3. Implementing Your Own Cryptography: It is a cardinal rule in cybersecurity never to roll out your own cryptographic implementation for production systems. Subtle errors in random number generation, padding schemes (like in RSA), or protocol implementation can introduce catastrophic vulnerabilities. Always use well-vetted, standard libraries and protocols.
4. Ignoring Authentication with Key Exchange: Using Diffie-Hellman without authenticating the parties (e.g., via digital signatures) leaves it open to a man-in-the-middle attack. An adversary can establish separate secret keys with each party and intercept/relay all communications. Authentication is a non-negotiable part of a secure key agreement protocol.

Summary

• Symmetric encryption uses a single shared secret key for both encryption and decryption.
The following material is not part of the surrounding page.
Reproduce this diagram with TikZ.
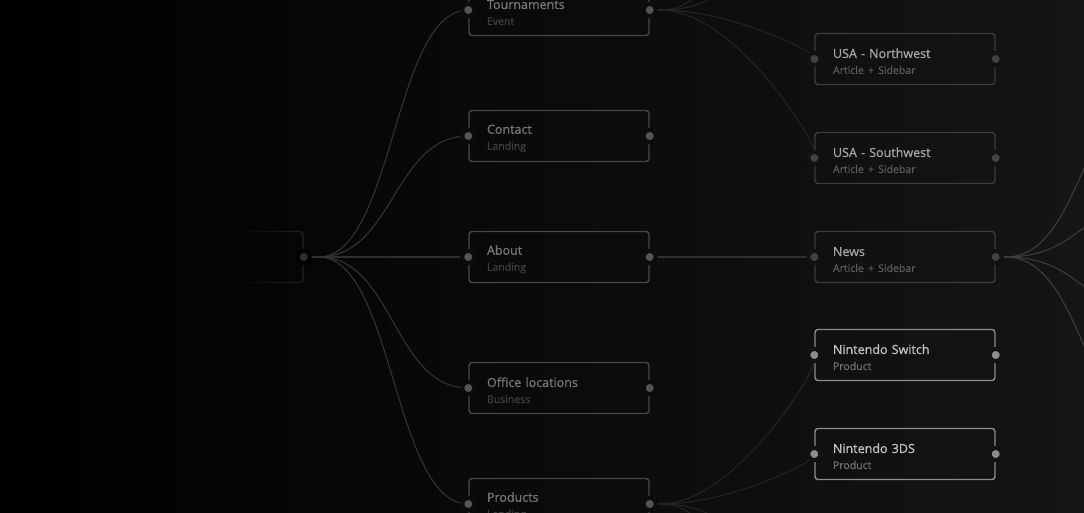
\documentclass[tikz,border=0pt]{standalone}
\usepackage{fontspec}
\setmainfont{Open Sans}[FakeBold=0.9]
\usetikzlibrary{fadings}

\definecolor{bgright}{HTML}{151515}
\definecolor{rootline}{HTML}{2e2e2e}
\definecolor{midline}{HTML}{484848}
\definecolor{midtitle}{HTML}{767676}
\definecolor{midsub}{HTML}{3e3e3e}
\definecolor{middot}{HTML}{555555}
\definecolor{dimline}{HTML}{3c3c3c}
\definecolor{dimtitle}{HTML}{a4a4a4}
\definecolor{dimsub}{HTML}{5a5a5a}
\definecolor{dimdot}{HTML}{424242}
\definecolor{litline}{HTML}{8c8c8c}
\definecolor{littitle}{HTML}{c2c2c2}
\definecolor{litsub}{HTML}{6e6e6e}
\definecolor{litdot}{HTML}{8c8c8c}
\definecolor{ringmid}{HTML}{0c0c0c}
\definecolor{ringright}{HTML}{121212}
\colorlet{pagesub}{midsub}

% root box only shows near its right edge
\pgfdeclarehorizontalshading{rootfadeshade}{100bp}{color(0bp)=(black); color(55bp)=(black); color(85bp)=(white); color(100bp)=(white)}
\pgfdeclarefading{rootfade}{\pgfuseshading{rootfadeshade}}

\newcommand{\subline}[1]{{\fontsize{10.5}{13}\selectfont\color{pagesub}#1}}

\begin{document}
\begin{tikzpicture}[x=1pt,y=-1pt,
    page/.style={rectangle, rounded corners=3pt, line width=1.4pt,
      minimum width=180pt, minimum height=51pt, text width=144pt,
      inner xsep=18pt, inner ysep=0pt, align=left,
      font=\fontsize{12.5}{16}\selectfont,
      execute at begin node=\rule{0pt}{14pt}},
    sub/.code={\colorlet{pagesub}{#1}},
    mid/.style={page, draw=midline, text=midtitle, sub=midsub},
    dim/.style={page, draw=dimline, text=dimtitle, sub=dimsub},
    lit/.style={page, draw=litline, text=littitle, sub=litsub},
    wire/.style={line width=1.1pt, draw=#1},
    dotroot/.style={fill=rootline, draw=black, line width=4pt},
    dotmid/.style={fill=middot, draw=ringmid, line width=4pt},
    dotdim/.style={fill=dimdot, draw=ringright, line width=4pt},
    dotlit/.style={fill=litdot, draw=ringright, line width=4pt}]

  % Background
  \useasboundingbox (0,0) rectangle (1084,512);
  \shade[left color=black, right color=bgright] (0,0) rectangle (1084,512);

  % Root
  \node[page, draw=rootline, path fading=rootfade] (home) at (213,257) {};

  % Sections
  \node[mid] (tournaments) at (559,10) {Tournaments\\\subline{Event}};
  \node[mid] (contact) at (559,136) {Contact\\\subline{Landing}};
  \node[mid] (about) at (559,257) {About\\\subline{Landing}};
  \node[mid] (office) at (559,388) {Office locations\\\subline{Business}};
  \node[mid] (products) at (559,504) {Products\\\subline{Landing}};

  % Pages
  \node[dim] (northwest) at (905,59) {USA - Northwest\\\subline{Article + Sidebar}};
  \node[dim] (southwest) at (905,158) {USA - Southwest\\\subline{Article + Sidebar}};
  \node[dim] (news) at (905,257) {News\\\subline{Article + Sidebar}};
  \node[lit] (switch) at (905,355) {Nintendo Switch\\\subline{Product}};
  \node[lit] (threeds) at (905,454) {Nintendo 3DS\\\subline{Product}};

  % Fan points and targets outside the frame
  \coordinate (homefan) at ([xshift=15pt]home.east);
  \coordinate (tournfan) at ([xshift=11pt]tournaments.east);
  \coordinate (prodfan) at ([xshift=11pt]products.east);
  \coordinate (newsfan) at ([xshift=10pt]news.east);
  \coordinate (tourn-a) at (815,-150);
  \coordinate (tourn-b) at (815,-48);
  \coordinate (prod-a) at (815,560);
  \coordinate (prod-b) at (815,662);
  \coordinate (news-a) at (1161,83);
  \coordinate (news-b) at (1161,199);
  \coordinate (news-c) at (1161,315);
  \coordinate (news-d) at (1161,431);

  % Root wires
  \draw[wire=rootline] (home.east) -- (homefan) -- (about.west);
  \foreach \t in {tournaments,contact,office,products}
    \draw[wire=rootline!80!midline] (homefan) .. controls +(75,0) and +(-75,0) .. (\t.west);

  % Section wires
  \draw[wire=dimline!80!black] (about.east) -- (news.west);
  \draw[wire=midline!120] (tournaments.east) -- (tournfan);
  \foreach \t in {tourn-a,tourn-b,northwest,southwest}
    \draw[wire=midline!120] (tournfan) .. controls +(77,0) and +(-77,0) .. (\t);
  \draw[wire=midline!120] (products.east) -- (prodfan);
  \foreach \t in {prod-a,prod-b,switch,threeds}
    \draw[wire=midline!120] (prodfan) .. controls +(77,0) and +(-77,0) .. (\t);

  % Page wires
  \draw[wire=dimline] (news.east) -- (newsfan);
  \foreach \t in {news-a,news-b,news-c,news-d}
    \draw[wire=dimline] (newsfan) .. controls +(78,0) and +(-78,0) .. (\t);

  % Dots
  \filldraw[dotroot] (home.east) circle (6pt);
  \foreach \n in {tournaments,contact,about,office,products}
    \filldraw[dotmid] (\n.west) circle (6pt) (\n.east) circle (6pt);
  \foreach \n in {northwest,southwest,news}
    \filldraw[dotdim] (\n.west) circle (6pt) (\n.east) circle (6pt);
  \foreach \n in {switch,threeds}
    \filldraw[dotlit] (\n.west) circle (6pt) (\n.east) circle (6pt);
\end{tikzpicture}
\end{document}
It is fast and efficient for bulk data but requires a secure method for initial key exchange. Examples range from the simple, vulnerable Caesar cipher to the modern AES standard and the theoretically perfect but impractical Vernam cipher.
• Asymmetric encryption uses a public/private key pair, solving the key distribution problem. Data encrypted with a public key can only be decrypted by the corresponding private key. The RSA algorithm is a foundational example, based on the computational difficulty of factoring large integers.
• The Diffie-Hellman key exchange is an asymmetric protocol that allows two parties to securely derive a shared secret over a public channel, which is then typically used as a key for symmetric encryption. Its security relies on the discrete logarithm problem.
• Modern secure communication hybridizes both approaches: asymmetric cryptography establishes a secure session and exchanges a symmetric key, which is then used for the efficient encryption of the actual data stream.
• Cryptographic strength is not absolute; it depends on key size, algorithm design, implementation correctness, and key management practices. Understanding the underlying principles allows for informed evaluation of security systems and their potential vulnerabilities.